Ministers are hoping for a ‘V-shaped’ economic recovery, with a sharp fall caused by the nationwide lockdown followed immediately by an equally sharp uptick. 

But the Bank of England has warned that the UK could see an ‘incomplete V-shaped’ recovery where there is an initial surge before rising unemployment slows things down towards the end of the year. 

The scale of the economic damage done by the crisis was illustrated this week by staggering new Government borrowing numbers. 

The data published by the ONS showed borrowing rocketed to a record high of almost £36 billion in June this year – five times higher than what was borrowed in the same month in 2019. 

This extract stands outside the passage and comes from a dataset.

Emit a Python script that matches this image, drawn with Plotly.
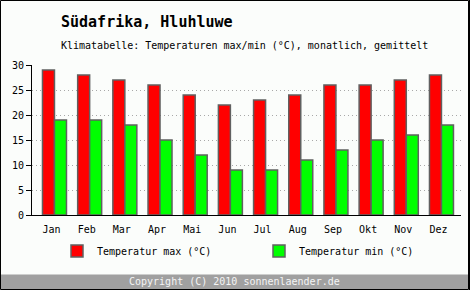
import plotly.graph_objects as go

months = ["Jan", "Feb", "Mar", "Apr", "Mai", "Jun", "Jul", "Aug", "Sep", "Okt", "Nov", "Dez"]
temp_max = [29, 28, 27, 26, 24, 22, 23, 24, 26, 26, 27, 28]
temp_min = [19, 19, 18, 15, 12, 9, 9, 11, 13, 15, 16, 18]
y_ticks = [0, 5, 10, 15, 20, 25, 30]

W, H = 470, 290
L, R, T, B = 32, 9, 65, 75
PW, PH = W - L - R, H - T - B

def px(x):
    return (x - L) / PW

def py(y):
    return (H - B - y) / PH

FONT = "DejaVu Sans Mono"
BG = "#fbfdfb"

fig = go.Figure()
fig.add_trace(go.Bar(
    x=months, y=temp_max, name="Temperatur max (°C)",
    marker=dict(color="#ff0000", line=dict(color="#606060", width=1.5)),
    width=0.341, offset=-0.256,
))
fig.add_trace(go.Bar(
    x=months, y=temp_min, name="Temperatur min (°C)",
    marker=dict(color="#00ff00", line=dict(color="#606060", width=1.5)),
    width=0.341, offset=0.085,
))

fig.update_layout(
    width=W, height=H,
    margin=dict(l=L, r=R, t=T, b=B, autoexpand=False),
    paper_bgcolor=BG, plot_bgcolor=BG,
    font=dict(family=FONT, size=10, color="#000000"),
    barmode="overlay",
    showlegend=True,
    legend=dict(
        orientation="h", xref="container", yref="container",
        x=(57) / W, xanchor="left", y=1 - 251 / H, yanchor="middle",
        entrywidth=157, entrywidthmode="pixels",
        bgcolor="rgba(0,0,0,0)", font=dict(family=FONT, size=10, color="#000"),
        traceorder="normal",
    ),
    xaxis=dict(
        type="category", range=[-0.554, 11.64],
        showline=True, linecolor="#000", linewidth=1,
        ticks="", showgrid=False, ticklabelstandoff=5, automargin=False,
        tickfont=dict(family=FONT, size=10, color="#000"),
        fixedrange=True,
    ),
    yaxis=dict(
        range=[0, 30], tickvals=y_ticks,
        showline=True, linecolor="#000", linewidth=1,
        ticks="outside", ticklen=5, tickcolor="#000",
        showgrid=True, gridcolor="#a8a8a8", griddash="1px,3px", gridwidth=1,
        zeroline=False, automargin=False,
        tickfont=dict(family=FONT, size=10, color="#000"),
        fixedrange=True,
    ),
)

shapes = [
    # footer bar
    dict(type="rect", xref="paper", yref="paper",
         x0=px(1), x1=px(468), y0=py(289), y1=py(274.5),
         fillcolor="#a0a0a0", line=dict(width=0), layer="above"),
    # outer border
    dict(type="rect", xref="paper", yref="paper",
         x0=px(0.5), x1=px(468.5), y0=py(289.5), y1=py(0.5),
         fillcolor="rgba(0,0,0,0)", line=dict(color="#000", width=1), layer="above"),
    dict(type="line", xref="paper", yref="paper",
         x0=px(469.5), x1=px(469.5), y0=py(290), y1=py(0),
         line=dict(color="#000", width=1), layer="above"),
]
fig.update_layout(shapes=shapes)

annotations = [
    dict(text="<b>Südafrika, Hluhluwe</b>", xref="paper", yref="paper",
         x=px(59), y=py(22), xanchor="left", yanchor="middle", showarrow=False,
         font=dict(family=FONT, size=15, color="#000")),
    dict(text="Klimatabelle: Temperaturen max/min (°C), monatlich, gemittelt",
         xref="paper", yref="paper", x=px(59), y=py(45), xanchor="left", yanchor="middle",
         showarrow=False, font=dict(family=FONT, size=10, color="#000")),
    dict(text="Copyright (C) 2010 sonnenlaender.de", xref="paper", yref="paper",
         x=px(234), y=py(281.5), xanchor="center", yanchor="middle", showarrow=False,
         font=dict(family=FONT, size=10, color="#f4f4f4")),
]
fig.update_layout(annotations=annotations)

fig.write_html("out.html")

The amount borrowed in June represented the third highest amount for any month on record, with the preceding May and April the other two record-setters.   

It means borrowing in the first quarter of the current financial year stood at £127.9 billion – more than double that seen in the whole of the previous year. 

Meanwhile, the public sector debt to gross domestic product ration has now hit its highest level since 1961.